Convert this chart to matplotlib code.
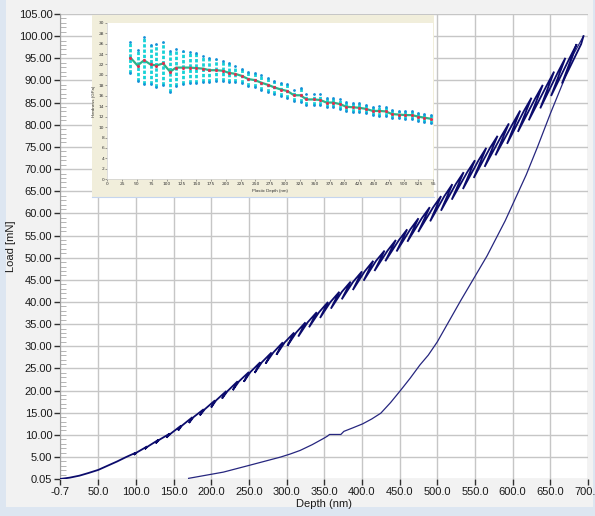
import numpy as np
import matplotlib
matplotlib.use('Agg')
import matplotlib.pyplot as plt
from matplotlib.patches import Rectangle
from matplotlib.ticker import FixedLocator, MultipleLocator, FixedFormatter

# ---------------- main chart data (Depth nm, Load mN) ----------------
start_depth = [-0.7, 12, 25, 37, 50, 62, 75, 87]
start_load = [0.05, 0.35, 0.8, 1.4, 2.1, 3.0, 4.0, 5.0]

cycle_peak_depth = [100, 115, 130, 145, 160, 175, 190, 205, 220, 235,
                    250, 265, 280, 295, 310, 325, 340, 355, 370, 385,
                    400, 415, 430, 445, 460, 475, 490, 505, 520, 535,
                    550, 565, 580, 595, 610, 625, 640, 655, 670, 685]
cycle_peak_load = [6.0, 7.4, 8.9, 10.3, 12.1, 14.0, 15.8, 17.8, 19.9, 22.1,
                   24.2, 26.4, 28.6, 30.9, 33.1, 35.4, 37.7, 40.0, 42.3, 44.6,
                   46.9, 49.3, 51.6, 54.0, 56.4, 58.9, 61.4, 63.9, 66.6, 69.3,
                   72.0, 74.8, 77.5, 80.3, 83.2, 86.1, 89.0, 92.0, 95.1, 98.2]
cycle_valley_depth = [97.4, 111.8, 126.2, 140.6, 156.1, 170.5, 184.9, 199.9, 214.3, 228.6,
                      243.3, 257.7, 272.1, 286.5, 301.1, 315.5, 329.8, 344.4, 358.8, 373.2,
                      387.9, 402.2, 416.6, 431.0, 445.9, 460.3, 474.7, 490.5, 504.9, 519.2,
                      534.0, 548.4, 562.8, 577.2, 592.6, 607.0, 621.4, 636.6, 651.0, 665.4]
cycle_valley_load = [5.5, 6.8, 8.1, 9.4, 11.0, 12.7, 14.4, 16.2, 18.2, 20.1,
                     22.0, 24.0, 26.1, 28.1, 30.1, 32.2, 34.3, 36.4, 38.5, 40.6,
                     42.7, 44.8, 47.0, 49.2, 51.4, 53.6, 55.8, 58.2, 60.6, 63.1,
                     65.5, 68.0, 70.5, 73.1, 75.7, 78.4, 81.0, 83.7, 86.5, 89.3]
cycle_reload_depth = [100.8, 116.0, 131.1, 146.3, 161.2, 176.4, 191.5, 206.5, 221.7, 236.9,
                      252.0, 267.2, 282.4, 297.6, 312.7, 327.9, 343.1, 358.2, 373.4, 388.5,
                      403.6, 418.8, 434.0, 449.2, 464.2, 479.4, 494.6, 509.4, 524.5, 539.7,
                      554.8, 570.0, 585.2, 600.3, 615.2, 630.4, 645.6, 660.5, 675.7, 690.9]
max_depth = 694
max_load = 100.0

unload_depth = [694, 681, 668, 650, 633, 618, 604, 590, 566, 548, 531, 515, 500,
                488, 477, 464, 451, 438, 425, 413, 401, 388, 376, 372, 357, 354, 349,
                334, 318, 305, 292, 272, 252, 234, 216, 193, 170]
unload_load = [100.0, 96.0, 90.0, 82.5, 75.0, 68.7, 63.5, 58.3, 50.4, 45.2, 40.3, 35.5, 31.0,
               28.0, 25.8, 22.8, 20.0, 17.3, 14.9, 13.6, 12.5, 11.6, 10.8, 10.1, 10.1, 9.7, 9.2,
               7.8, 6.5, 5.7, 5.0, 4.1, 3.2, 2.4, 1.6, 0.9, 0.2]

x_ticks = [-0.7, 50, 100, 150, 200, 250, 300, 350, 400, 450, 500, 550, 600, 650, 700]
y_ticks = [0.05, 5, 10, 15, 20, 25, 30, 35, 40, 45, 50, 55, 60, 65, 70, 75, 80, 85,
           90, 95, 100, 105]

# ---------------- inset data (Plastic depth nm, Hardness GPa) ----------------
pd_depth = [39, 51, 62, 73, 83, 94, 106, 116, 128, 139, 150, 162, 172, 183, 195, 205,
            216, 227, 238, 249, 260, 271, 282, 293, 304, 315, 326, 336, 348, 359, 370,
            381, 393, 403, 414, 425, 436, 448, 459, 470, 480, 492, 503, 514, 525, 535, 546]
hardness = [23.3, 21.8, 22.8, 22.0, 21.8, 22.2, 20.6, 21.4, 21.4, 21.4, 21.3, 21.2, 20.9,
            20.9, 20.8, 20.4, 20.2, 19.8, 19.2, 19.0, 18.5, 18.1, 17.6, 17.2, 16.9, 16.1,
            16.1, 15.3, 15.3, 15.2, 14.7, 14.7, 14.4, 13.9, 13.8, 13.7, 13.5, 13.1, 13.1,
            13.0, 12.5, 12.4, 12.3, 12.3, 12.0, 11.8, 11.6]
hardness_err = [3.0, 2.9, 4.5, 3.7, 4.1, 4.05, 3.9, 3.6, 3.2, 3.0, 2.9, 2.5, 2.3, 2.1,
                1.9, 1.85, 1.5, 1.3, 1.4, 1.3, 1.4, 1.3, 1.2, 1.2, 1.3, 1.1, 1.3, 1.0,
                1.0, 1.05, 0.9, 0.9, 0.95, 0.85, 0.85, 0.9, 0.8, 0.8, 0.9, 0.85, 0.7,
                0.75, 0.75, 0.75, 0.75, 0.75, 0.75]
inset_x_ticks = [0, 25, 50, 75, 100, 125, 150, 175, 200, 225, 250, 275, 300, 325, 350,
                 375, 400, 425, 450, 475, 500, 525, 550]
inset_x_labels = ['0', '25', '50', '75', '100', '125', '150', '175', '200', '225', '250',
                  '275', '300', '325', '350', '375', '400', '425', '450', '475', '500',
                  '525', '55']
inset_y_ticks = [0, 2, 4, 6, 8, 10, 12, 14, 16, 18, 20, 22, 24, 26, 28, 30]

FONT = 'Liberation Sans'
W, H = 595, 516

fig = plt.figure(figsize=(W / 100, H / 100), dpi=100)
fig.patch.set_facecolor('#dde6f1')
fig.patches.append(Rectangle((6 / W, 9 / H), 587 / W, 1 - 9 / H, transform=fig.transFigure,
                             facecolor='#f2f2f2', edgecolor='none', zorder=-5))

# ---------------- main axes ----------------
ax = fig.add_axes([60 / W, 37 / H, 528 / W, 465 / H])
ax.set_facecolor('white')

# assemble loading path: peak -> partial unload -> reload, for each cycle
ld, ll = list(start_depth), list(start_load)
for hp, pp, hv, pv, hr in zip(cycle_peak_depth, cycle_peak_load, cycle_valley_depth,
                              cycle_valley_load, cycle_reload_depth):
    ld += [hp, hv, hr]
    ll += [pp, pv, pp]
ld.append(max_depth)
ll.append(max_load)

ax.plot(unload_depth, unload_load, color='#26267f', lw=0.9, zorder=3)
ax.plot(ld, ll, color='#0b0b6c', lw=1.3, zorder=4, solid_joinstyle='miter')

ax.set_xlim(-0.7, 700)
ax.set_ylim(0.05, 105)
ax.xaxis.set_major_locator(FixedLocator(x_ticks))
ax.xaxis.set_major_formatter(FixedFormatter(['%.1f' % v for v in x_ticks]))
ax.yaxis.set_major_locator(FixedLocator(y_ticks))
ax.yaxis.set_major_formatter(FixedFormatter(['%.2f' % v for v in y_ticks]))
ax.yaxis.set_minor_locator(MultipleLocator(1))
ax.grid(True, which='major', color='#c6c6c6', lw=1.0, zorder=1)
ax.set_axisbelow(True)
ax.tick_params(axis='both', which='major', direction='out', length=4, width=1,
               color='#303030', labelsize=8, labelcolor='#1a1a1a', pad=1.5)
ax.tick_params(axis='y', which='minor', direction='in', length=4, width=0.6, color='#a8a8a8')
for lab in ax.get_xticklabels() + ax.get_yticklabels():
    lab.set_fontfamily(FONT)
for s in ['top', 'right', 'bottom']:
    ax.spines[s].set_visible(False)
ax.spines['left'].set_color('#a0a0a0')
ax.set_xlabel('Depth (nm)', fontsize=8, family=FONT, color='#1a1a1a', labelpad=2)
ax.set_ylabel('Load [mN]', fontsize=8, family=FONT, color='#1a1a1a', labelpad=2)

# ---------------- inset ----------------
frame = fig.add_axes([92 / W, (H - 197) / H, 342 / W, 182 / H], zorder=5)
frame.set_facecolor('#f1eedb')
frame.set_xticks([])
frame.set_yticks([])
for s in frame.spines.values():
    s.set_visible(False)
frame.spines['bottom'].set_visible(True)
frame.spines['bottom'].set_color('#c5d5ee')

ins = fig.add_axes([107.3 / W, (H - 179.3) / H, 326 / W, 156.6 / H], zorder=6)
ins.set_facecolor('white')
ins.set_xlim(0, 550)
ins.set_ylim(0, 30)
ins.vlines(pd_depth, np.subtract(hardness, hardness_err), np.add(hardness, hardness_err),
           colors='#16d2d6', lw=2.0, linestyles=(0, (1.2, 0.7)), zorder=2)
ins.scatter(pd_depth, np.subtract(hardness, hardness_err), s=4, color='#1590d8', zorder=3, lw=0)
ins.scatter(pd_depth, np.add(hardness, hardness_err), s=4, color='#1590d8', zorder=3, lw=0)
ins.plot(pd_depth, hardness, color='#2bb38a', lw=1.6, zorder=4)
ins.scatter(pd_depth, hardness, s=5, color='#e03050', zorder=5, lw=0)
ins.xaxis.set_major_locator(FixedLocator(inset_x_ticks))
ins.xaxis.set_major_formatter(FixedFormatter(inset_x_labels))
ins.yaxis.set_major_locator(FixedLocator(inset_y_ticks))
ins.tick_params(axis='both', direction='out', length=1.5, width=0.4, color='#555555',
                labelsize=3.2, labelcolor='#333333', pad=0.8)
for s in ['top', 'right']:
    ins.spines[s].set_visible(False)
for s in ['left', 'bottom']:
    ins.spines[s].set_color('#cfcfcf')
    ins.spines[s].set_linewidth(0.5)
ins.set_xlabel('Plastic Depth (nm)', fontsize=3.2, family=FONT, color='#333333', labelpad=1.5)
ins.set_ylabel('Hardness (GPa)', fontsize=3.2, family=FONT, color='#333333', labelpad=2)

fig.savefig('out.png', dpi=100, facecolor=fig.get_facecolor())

**Written instruction**
Repeat the lines of the listing above verbatim, beginning at its first line and ending at the line containing "max_load = 100.0", which is included. Omit pictures.

**Solution for this task**
Convert this chart to matplotlib code.
import numpy as np
import matplotlib
matplotlib.use('Agg')
import matplotlib.pyplot as plt
from matplotlib.patches import Rectangle
from matplotlib.ticker import FixedLocator, MultipleLocator, FixedFormatter

# ---------------- main chart data (Depth nm, Load mN) ----------------
start_depth = [-0.7, 12, 25, 37, 50, 62, 75, 87]
start_load = [0.05, 0.35, 0.8, 1.4, 2.1, 3.0, 4.0, 5.0]

cycle_peak_depth = [100, 115, 130, 145, 160, 175, 190, 205, 220, 235,
                    250, 265, 280, 295, 310, 325, 340, 355, 370, 385,
                    400, 415, 430, 445, 460, 475, 490, 505, 520, 535,
                    550, 565, 580, 595, 610, 625, 640, 655, 670, 685]
cycle_peak_load = [6.0, 7.4, 8.9, 10.3, 12.1, 14.0, 15.8, 17.8, 19.9, 22.1,
                   24.2, 26.4, 28.6, 30.9, 33.1, 35.4, 37.7, 40.0, 42.3, 44.6,
                   46.9, 49.3, 51.6, 54.0, 56.4, 58.9, 61.4, 63.9, 66.6, 69.3,
                   72.0, 74.8, 77.5, 80.3, 83.2, 86.1, 89.0, 92.0, 95.1, 98.2]
cycle_valley_depth = [97.4, 111.8, 126.2, 140.6, 156.1, 170.5, 184.9, 199.9, 214.3, 228.6,
                      243.3, 257.7, 272.1, 286.5, 301.1, 315.5, 329.8, 344.4, 358.8, 373.2,
                      387.9, 402.2, 416.6, 431.0, 445.9, 460.3, 474.7, 490.5, 504.9, 519.2,
                      534.0, 548.4, 562.8, 577.2, 592.6, 607.0, 621.4, 636.6, 651.0, 665.4]
cycle_valley_load = [5.5, 6.8, 8.1, 9.4, 11.0, 12.7, 14.4, 16.2, 18.2, 20.1,
                     22.0, 24.0, 26.1, 28.1, 30.1, 32.2, 34.3, 36.4, 38.5, 40.6,
                     42.7, 44.8, 47.0, 49.2, 51.4, 53.6, 55.8, 58.2, 60.6, 63.1,
                     65.5, 68.0, 70.5, 73.1, 75.7, 78.4, 81.0, 83.7, 86.5, 89.3]
cycle_reload_depth = [100.8, 116.0, 131.1, 146.3, 161.2, 176.4, 191.5, 206.5, 221.7, 236.9,
                      252.0, 267.2, 282.4, 297.6, 312.7, 327.9, 343.1, 358.2, 373.4, 388.5,
                      403.6, 418.8, 434.0, 449.2, 464.2, 479.4, 494.6, 509.4, 524.5, 539.7,
                      554.8, 570.0, 585.2, 600.3, 615.2, 630.4, 645.6, 660.5, 675.7, 690.9]
max_depth = 694
max_load = 100.0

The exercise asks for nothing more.